Most organisations are doing their best, but even with good intentions, payroll mistakes can quietly creep in.
Teams work hard to get things right, yet the complexity of pay rules and entitlements means errors can still occur. Whether that be a classification that is not updated properly or a miscalculated shift loading, these small errors can quietly snowball.
As a result, many organisations are adopting a remediation mindset, recognising when it is time to step back, review, and address issues before they escalate.
Remediation is a positive (and necessary) step toward fixing the roots of deeper issues. In this blog we unpack why it matters, what can go wrong, and how to get it right.
Why some organisations hesitate and why that is risky
Imagine this scenario:
An employee gets promoted, but their new classification is not updated in the system. Six months later, it is picked up and now they are owed backpay for being misclassified. It is only a few hundred dollars. No big deal, right?
Until organisations realise the same oversight has happened across dozens, or hundreds of employees. Suddenly, that “small fix” has ballooned into a remediation project.
There is no denying that launching a remediation program sounds daunting. There is the perceived cost, the legal complexity, the uncomfortable conversations. Some organisations convince themselves it is better to wait, hoping the issue stays small or unnoticed.
But here is the real risk: The longer underpayments go unaddressed, the bigger (and more expensive) the problem becomes.
Penalties, backpay orders, and interest charges that snowball fast. Class actions are not just scary headlines either — they are a growing reality in Australia.
Add the very real costs of brand damage, employee distrust, lost productivity, and leadership distraction, and suddenly, the "cost" of avoiding remediation dwarfs the cost of doing it properly.
If your underpayments are significant, the Fair Work Ombudsman (FWO) expects organisations to self-report under the Payroll Remediation Program. Find their latest Payroll Remediation Program Guide.
What makes remediation so tricky?
It is about navigating the grey areas like how to handle employees who have since left, how to treat retrospective tax obligations, and how to fix impacted superannuation and leave balances.
It also involves unpicking years of pay data across shifting awards, Enterprise Agreements, contracts, and legislative changes. It is painstaking work, and it cannot be rushed.
One of the biggest pitfalls? Underestimating the scope and delaying action. It is almost never just the one employee you first notice. Hidden patterns usually mean more roles, more time periods, and more money at stake than early estimates suggest.
Another mistake? Treating remediation like a one-time apology tour without fixing the root causes or seeking advice to prevent future mistakes from happening.
A better way to approach remediation
Organisations should not panic, but they should treat remediation as an opportunity to strengthen workflows and governance.
Here is what that looks like:
- Scope the problem early: Understand how far back the issue might go, who might be impacted, and where the error sits.
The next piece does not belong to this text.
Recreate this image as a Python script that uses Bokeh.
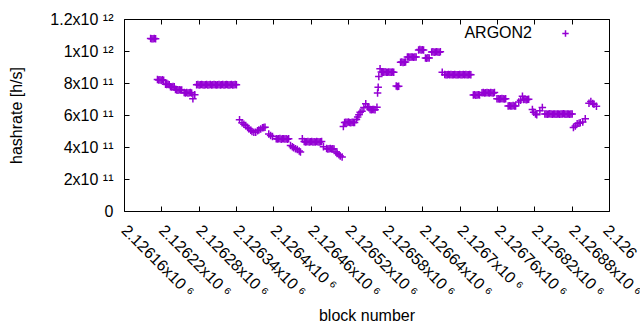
import math
from bokeh.plotting import figure
from bokeh.models import (ColumnDataSource, FixedTicker, LinearAxis, Label,
                          Legend, LegendItem, Range1d)
from bokeh.embed import file_html
from bokeh.resources import INLINE

# ---------------- data ----------------
E11 = 1e11  # rates below are in units of 1e11 h/s

blocks_a = [2126202, 2126204, 2126206, 2126208, 2126210,
            2126213, 2126215, 2126217, 2126219, 2126221, 2126223,
            2126226, 2126228, 2126230, 2126232,
            2126234, 2126236, 2126238, 2126240,
            2126242, 2126244, 2126246, 2126248, 2126250, 2126252,
            2126256, 2126258, 2126260, 2126262, 2126264, 2126266, 2126268,
            2126270, 2126273]
rate_a = [10.82, 10.80, 10.79, 10.81, 10.80,
          8.25, 8.22, 8.24, 8.20, 8.23, 8.21,
          7.95, 7.93, 7.96, 7.92,
          7.80, 7.78, 7.82, 7.79,
          7.62, 7.60, 7.58, 7.61, 7.59, 7.60,
          7.43, 7.41, 7.44, 7.40, 7.42, 7.43, 7.41,
          7.05, 7.30]

blocks_b = [2126276, 2126278, 2126280, 2126282, 2126284, 2126286, 2126288, 2126290, 2126292, 2126294, 2126296,
            2126298, 2126300, 2126302, 2126304, 2126306, 2126308, 2126310, 2126312, 2126314, 2126316, 2126318,
            2126320, 2126322, 2126324, 2126326, 2126328, 2126330, 2126332, 2126334, 2126336, 2126338, 2126340]
rate_b = [7.92, 7.93, 7.91, 7.92, 7.94, 7.92, 7.90, 7.92, 7.93, 7.91, 7.92,
          7.93, 7.91, 7.92, 7.94, 7.92, 7.90, 7.92, 7.93, 7.91, 7.92, 7.93,
          7.91, 7.92, 7.94, 7.92, 7.90, 7.92, 7.93, 7.91, 7.92, 7.93, 7.92]

blocks_c = [2126345, 2126349, 2126352, 2126355, 2126358, 2126360, 2126363, 2126365, 2126368, 2126371,
            2126374, 2126376, 2126379, 2126382, 2126384, 2126386, 2126392, 2126395, 2126398,
            2126404, 2126406, 2126408, 2126410, 2126412, 2126414, 2126416, 2126418, 2126420, 2126422, 2126424,
            2126427, 2126430, 2126432, 2126435, 2126438, 2126441, 2126443, 2126446]
rate_c = [5.73, 5.54, 5.45, 5.37, 5.25, 5.17, 5.08, 5.00, 4.96, 4.96,
          5.05, 5.10, 5.15, 5.23, 5.25, 5.27, 4.85, 4.75, 4.69,
          4.55, 4.53, 4.54, 4.56, 4.52, 4.54, 4.55, 4.53, 4.54, 4.52, 4.55,
          4.13, 4.05, 3.98, 3.92, 3.88, 3.78, 3.72, 4.54]

blocks_d = [2126449, 2126451, 2126453, 2126455, 2126457, 2126459, 2126461, 2126463, 2126465, 2126467,
            2126469, 2126471, 2126473, 2126475, 2126477,
            2126480,
            2126485, 2126487, 2126489, 2126491, 2126493, 2126495, 2126497,
            2126500, 2126502, 2126505, 2126507, 2126510]
rate_d = [4.37, 4.35, 4.36, 4.38, 4.34, 4.36, 4.37, 4.35, 4.36, 4.34,
          4.37, 4.36, 4.35, 4.36, 4.37,
          4.04,
          3.93, 3.91, 3.92, 3.94, 3.90, 3.92, 3.91,
          3.72, 3.62, 3.55, 3.47, 3.40]

blocks_e = [2126512, 2126514, 2126516, 2126518, 2126520, 2126522, 2126524, 2126526, 2126528, 2126530,
            2126533, 2126535, 2126537, 2126539, 2126542, 2126545, 2126548, 2126551, 2126553,
            2126555, 2126557, 2126559, 2126561, 2126563,
            2126566, 2126567, 2126568, 2126569, 2126571]
rate_e = [5.31, 5.57, 5.58, 5.56, 5.59, 5.57, 5.55, 5.58, 5.57, 5.56,
          5.75, 5.90, 6.05, 6.20, 6.27, 6.50, 6.73, 6.55, 6.48,
          6.37, 6.36, 6.38, 6.37, 6.36,
          6.52, 7.40, 7.77, 8.44, 8.92]

blocks_f = [2126573, 2126575, 2126577, 2126579, 2126581, 2126583, 2126585, 2126587, 2126589, 2126591, 2126593,
            2126597, 2126599, 2126601,
            2126604, 2126606, 2126608, 2126610, 2126612,
            2126615, 2126617, 2126619, 2126621, 2126623, 2126625, 2126627, 2126629,
            2126633, 2126635, 2126637, 2126639, 2126641,
            2126644, 2126646, 2126648, 2126650,
            2126654, 2126656, 2126658, 2126660, 2126662, 2126664, 2126666, 2126668]
rate_f = [8.72, 8.70, 8.71, 8.73, 8.70, 8.71, 8.72, 8.70, 8.71, 8.72, 8.70,
          7.85, 7.82, 7.83,
          9.33, 9.34, 9.32, 9.33, 9.35,
          9.65, 9.66, 9.64, 9.65, 9.66, 9.64, 9.65, 9.66,
          10.10, 10.12, 10.09, 10.11, 10.10,
          9.60, 9.58, 9.61, 9.60,
          9.97, 9.98, 9.96, 9.97, 9.98, 9.97, 9.96, 9.98]

blocks_g = [2126671,
            2126675, 2126677, 2126679, 2126681, 2126683, 2126685, 2126687, 2126689, 2126691, 2126693, 2126695,
            2126697, 2126699, 2126701, 2126703, 2126705, 2126707, 2126709, 2126711, 2126713, 2126715, 2126717,
            2126721, 2126723, 2126725, 2126727, 2126729, 2126731]
rate_g = [8.70,
          8.56, 8.55, 8.54, 8.56, 8.55, 8.57, 8.55, 8.54, 8.56, 8.55, 8.54,
          8.55, 8.56, 8.55, 8.54, 8.56, 8.55, 8.57, 8.55, 8.54, 8.56, 8.55,
          7.28, 7.29, 7.27, 7.28, 7.30, 7.28]

blocks_h = [2126735, 2126737, 2126739, 2126741, 2126743, 2126745, 2126747, 2126749, 2126751, 2126753, 2126755,
            2126759, 2126761, 2126763, 2126765, 2126767, 2126769, 2126771, 2126773,
            2126777, 2126779, 2126781, 2126783, 2126785, 2126787, 2126789,
            2126794, 2126797, 2126800,
            2126802, 2126804, 2126806, 2126808, 2126810]
rate_h = [7.42, 7.43, 7.41, 7.42, 7.44, 7.42, 7.41, 7.43, 7.42, 7.41, 7.43,
          7.04, 7.05, 7.03, 7.04, 7.06, 7.04, 7.03, 7.05,
          6.60, 6.61, 6.59, 6.60, 6.62, 6.60, 6.59,
          6.85, 6.95, 7.20,
          7.00, 7.01, 6.99, 7.00, 7.02]

blocks_i = [2126816, 2126818, 2126821, 2126823, 2126828, 2126832,
            2126836, 2126838, 2126840, 2126842, 2126844, 2126846, 2126848, 2126850, 2126852, 2126854, 2126856, 2126858,
            2126860, 2126862, 2126864, 2126866, 2126868, 2126870, 2126872, 2126874, 2126876, 2126878, 2126880,
            2126882, 2126885, 2126888, 2126891, 2126893, 2126897, 2126901,
            2126907, 2126910, 2126913, 2126915, 2126919]
rate_i = [6.38, 6.20, 6.10, 6.04, 6.30, 6.50,
          6.09, 6.10, 6.08, 6.09, 6.11, 6.09, 6.08, 6.10, 6.09, 6.08, 6.10, 6.09,
          6.08, 6.10, 6.09, 6.11, 6.09, 6.08, 6.10, 6.09, 6.08, 6.10, 6.09,
          5.25, 5.35, 5.48, 5.52, 5.55, 5.60, 5.79,
          6.77, 6.87, 6.75, 6.70, 6.58]

x_ticks = [2126160, 2126220, 2126280, 2126340, 2126400, 2126460, 2126520,
           2126580, 2126640, 2126700, 2126760, 2126820, 2126880, 2126940]
# the last label runs off the right edge of the picture; only its visible start is kept
x_tick_labels = ["2.12616x10 \u2076", "2.12622x10 \u2076", "2.12628x10 \u2076", "2.12634x10 \u2076",
                 "2.1264x10 \u2076", "2.12646x10 \u2076", "2.12652x10 \u2076", "2.12658x10 \u2076",
                 "2.12664x10 \u2076", "2.1267x10 \u2076", "2.12676x10 \u2076", "2.12682x10 \u2076",
                 "2.12688x10 \u2076", "2.126"]

y_ticks = [0, 2e11, 4e11, 6e11, 8e11, 1e12, 1.2e12]
y_tick_labels = ["0", "2x10 \u00b9\u00b9", "4x10 \u00b9\u00b9", "6x10 \u00b9\u00b9", "8x10 \u00b9\u00b9",
                 "1x10 \u00b9\u00b2", "1.2x10 \u00b9\u00b2"]

series_name = "ARGON2"
x_title = "block number"
y_title = "hashrate [h/s]"

# ---------------- assemble ----------------
all_blocks = (blocks_a + blocks_b + blocks_c + blocks_d + blocks_e +
              blocks_f + blocks_g + blocks_h + blocks_i)
all_rates = [r * E11 for r in (rate_a + rate_b + rate_c + rate_d + rate_e +
                               rate_f + rate_g + rate_h + rate_i)]
src = ColumnDataSource(dict(block=all_blocks, rate=all_rates))

FONT = "Liberation Sans"
COLOR = "#9400D3"

p = figure(width=640, height=330, output_backend="svg", toolbar_location=None,
           x_range=Range1d(x_ticks[0], x_ticks[-1]), y_range=Range1d(y_ticks[0], y_ticks[-1]),
           min_border_left=124, min_border_right=31, min_border_top=19, min_border_bottom=119,
           background_fill_color="white", border_fill_color="white")
p.grid.visible = False
p.outline_line_color = "black"
p.outline_line_width = 1

p.add_layout(LinearAxis(), "above")
p.add_layout(LinearAxis(), "right")
for ax in p.xaxis + p.yaxis:
    ax.axis_line_color = None
    ax.major_tick_in = 5
    ax.major_tick_out = 0
    ax.major_tick_line_color = "black"
    ax.minor_tick_line_color = None
    ax.major_label_text_font = FONT
    ax.major_label_text_font_size = "16px"
    ax.major_label_text_color = "black"
    ax.axis_label_text_font = FONT
    ax.axis_label_text_font_size = "16px"
    ax.axis_label_text_font_style = "normal"
    ax.axis_label_text_color = "black"
for ax in p.xaxis:
    ax.ticker = FixedTicker(ticks=x_ticks)
for ax in p.yaxis:
    ax.ticker = FixedTicker(ticks=y_ticks)

# mirrored axes: ticks only
p.above[0].major_label_overrides = {t: "" for t in x_ticks}
p.right[0].major_label_overrides = {v: "" for v in y_ticks}
p.above[0].major_label_standoff = 0
p.right[0].major_label_standoff = 0

bx = p.below[0]
bx.major_label_overrides = dict(zip(x_ticks, x_tick_labels))
bx.major_label_orientation = -math.pi / 4
bx.major_label_standoff = 16
bx.axis_label = x_title
bx.axis_label_standoff = -2

ly = p.left[0]
ly.major_label_overrides = dict(zip(y_ticks, y_tick_labels))
ly.major_label_standoff = 11
ly.axis_label = y_title
ly.axis_label_standoff = 22

r = p.scatter(x="block", y="rate", source=src, marker="cross", size=7.5,
              line_color=COLOR, line_width=1.5)

# legend sample (marker only) + its text placed gnuplot-style (text left of symbol)
leg = Legend(items=[LegendItem(label="", renderers=[r])], location=(433, 170),
             padding=0, margin=0, spacing=0, border_line_color=None,
             background_fill_alpha=0, glyph_width=16, glyph_height=16,
             label_width=0, label_height=0, label_standoff=0,
             label_text_font_size="1px")
p.add_layout(leg)
p.add_layout(Label(x=x_ticks[-1], y=y_ticks[-1], x_offset=-77.5, y_offset=-12.8,
                   text=series_name, text_align="right", text_baseline="middle",
                   text_font=FONT, text_font_size="16px", text_color="black"))

open("out.html", "w").write(file_html(p, INLINE))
- Get the right help: Payroll experts, employment lawyers, and advisors can help you design a proper remediation framework.
- Notify FWO when needed: If your situation meets the FWO thresholds, engaging early and transparently may support better outcomes.
- Prioritise employee communication: Clear, timely updates build trust and credibility through the process.
- Leverage technology: Remediation once meant sifting through years of pay data manually—often with entire teams buried in spreadsheets. Today, advanced tools can identify errors and calculate backpay in a fraction of the time, turning a years-long process into a matter of months.
And crucially, fix the root causes. Audit your systems, strengthen controls, and update processes so the same mistakes do not happen again.
Final thought
Payroll errors might not start with bad intent, but left unchecked, they can have serious consequences for employees and organisations alike.
Tackling remediation head-on and treating it as an opportunity to strengthen systems and processes is the difference between a painful exercise and a powerful reset.
At the end of the day, getting pay right is not a bonus, it is the bare minimum. Owning mistakes and fixing them properly is what separates responsible organisations from reckless ones.